- Born: Jennifer Sorkin August 29, 1977 (age 49) Chicago, Illinois, U.S.
- Education: Bard College, School of the Art Institute of Chicago, Yale University
- Occupations: Art history, art critic, curator, writer, educator
- Known for: Art history, art criticism
- Movement: Feminist art, crafts
- Website: www.arthistory.ucsb.edu/people/jenni-sorkin

= Jenni Sorkin =

American art historian and curator (born 1977)

Jenni Sorkin (born August 29, 1977) is an American art historian, curator, and educator. She is best known for her writing in art criticism, and for highlighting work by feminist artists and artists working in fiber and associated crafts.

== Biography ==
Jenni Sorkin was born in Chicago, Illinois, on August 29, 1977. She received a PhD in Art History from Yale University in 2010. She also attended the School of the Art Institute of Chicago and Bard College.

In 2004, Sorkin received the "Art Journal Award" for her publication "Envisioning High Performance" (2003).

Sorkin is the author of the book Live Form: Women, Ceramics, and Community (2016), and her essays have appeared in exhibition catalogs for various artists.

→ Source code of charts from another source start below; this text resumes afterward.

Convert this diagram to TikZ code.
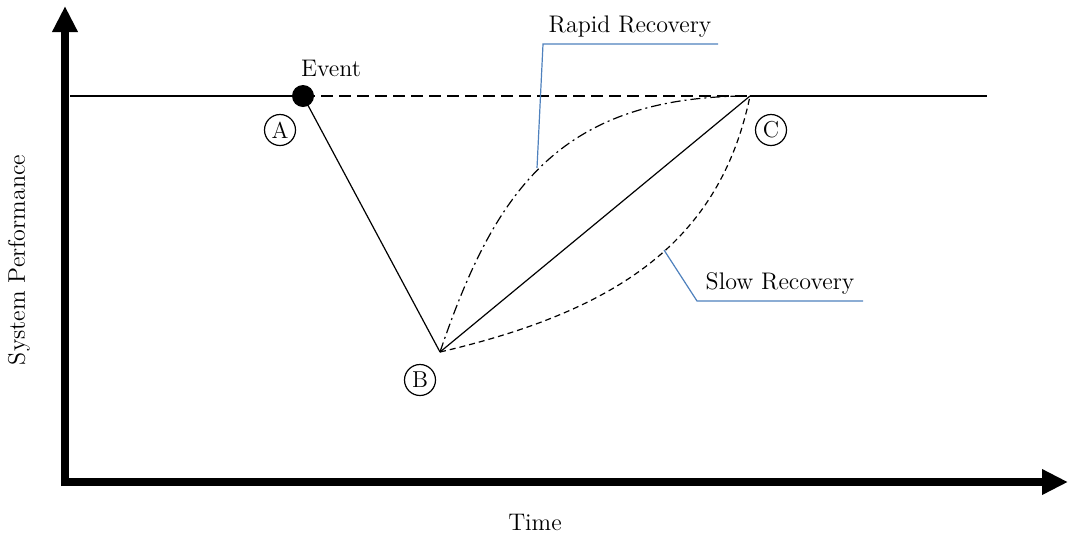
\documentclass[tikz,border=0pt]{standalone}
\usetikzlibrary{arrows.meta}
\definecolor{leader}{RGB}{79,129,189}
\tikzset{
  axis/.style={line width=4pt,-{Triangle[length=13pt,width=12pt]}},
  thin/.style={line width=0.6pt},
  lbl/.style={circle,draw,thin,minimum size=15.5pt,inner sep=0pt,font=\fontsize{11.5}{12}\selectfont},
  txt/.style={font=\fontsize{12}{14}\selectfont},
  lead/.style={draw=leader,line width=0.6pt}
}
\begin{document}
\begin{tikzpicture}[x=0.5pt,y=-0.5pt]
\useasboundingbox (0,0) rectangle (1068,537);
% axes
\coordinate (Ytop) at (65,6);
\coordinate (Xend) at (1068,482);
\draw[axis] (65,486) -- (Ytop);
\draw[axis] (61,482) -- (Xend);
% key points
\coordinate (L) at (70,96);
\coordinate (A) at (303,96);
\coordinate (B) at (440,352);
\coordinate (C) at (750,96);
\coordinate (R) at (987,96);
\draw[thin] (L) -- (A);
\draw[thin,dash pattern=on 6pt off 3pt] (A) -- (C);
\draw[thin] (C) -- (R);
\draw[thin] (A) -- (B);
\draw[thin] (B) -- (C);
\draw[thin,dash pattern=on 5pt off 2pt on 1pt off 2pt] (B) .. controls (495,190) and (560,96) .. (C);
\draw[thin,dash pattern=on 3pt off 2pt] (B) .. controls (620,310) and (720,240) .. (C);
\fill (A) circle (11);
% labels
\node[txt] (ev) at (331,68) {Event};
\node[lbl] (la) at (280,130) {A};
\node[lbl] (lb) at (420,380) {B};
\node[lbl] (lc) at (771,130) {C};
% leaders
\coordinate (r1) at (537,168);
\coordinate (r2) at (543,44);
\coordinate (r3) at (718,44);
\draw[lead] (r1) -- (r2) -- (r3);
\node[txt,anchor=south] (rr) at (630,44) {Rapid Recovery};
\coordinate (s1) at (664,250);
\coordinate (s2) at (697,301);
\coordinate (s3) at (863,301);
\draw[lead] (s1) -- (s2) -- (s3);
\node[txt,anchor=south] (sr) at (780,301) {Slow Recovery};
% axis titles
\node[txt,rotate=90] (yt) at (19,260) {System Performance};
\node[txt] (xt) at (535,522) {Time};
\end{tikzpicture}
\end{document}
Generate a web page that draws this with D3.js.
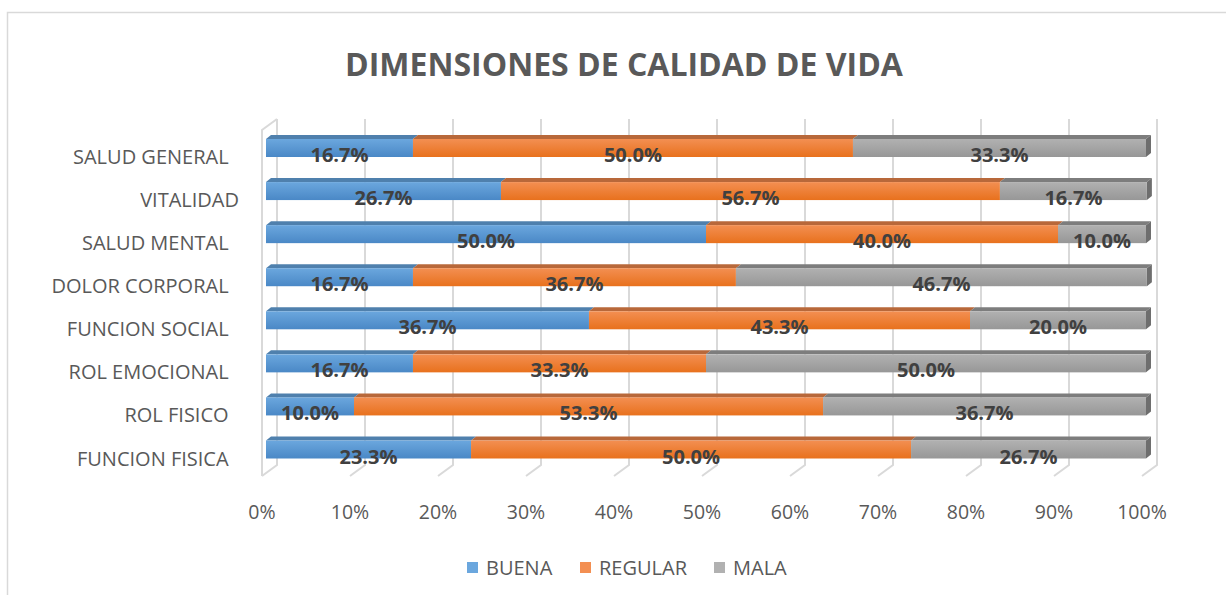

She is on the faculty of the department of art history at the University of California, Santa Barbara. She is on the editorial board for "The Journal of Modern Craft"

Sorkin was the co-curator (with Paul Schimmel) of Revolution in the Making: Abstract Sculpture by Women 1947–2016, the inaugural exhibition at Hauser Wirth & Schimmel in Los Angeles. The exhibition featured sculptures by 34 women artists.

In 2020, Sorkin published an article called "Talk Back: Be a Generalist!" on Panorama, journal of the association of historians of American Art.

In 2021, Sorkin published Art in California, which provides a chronology of art-making in a state at the intersection of migration and global politics, including the institutions and networks that have shaped the radical art movements of California.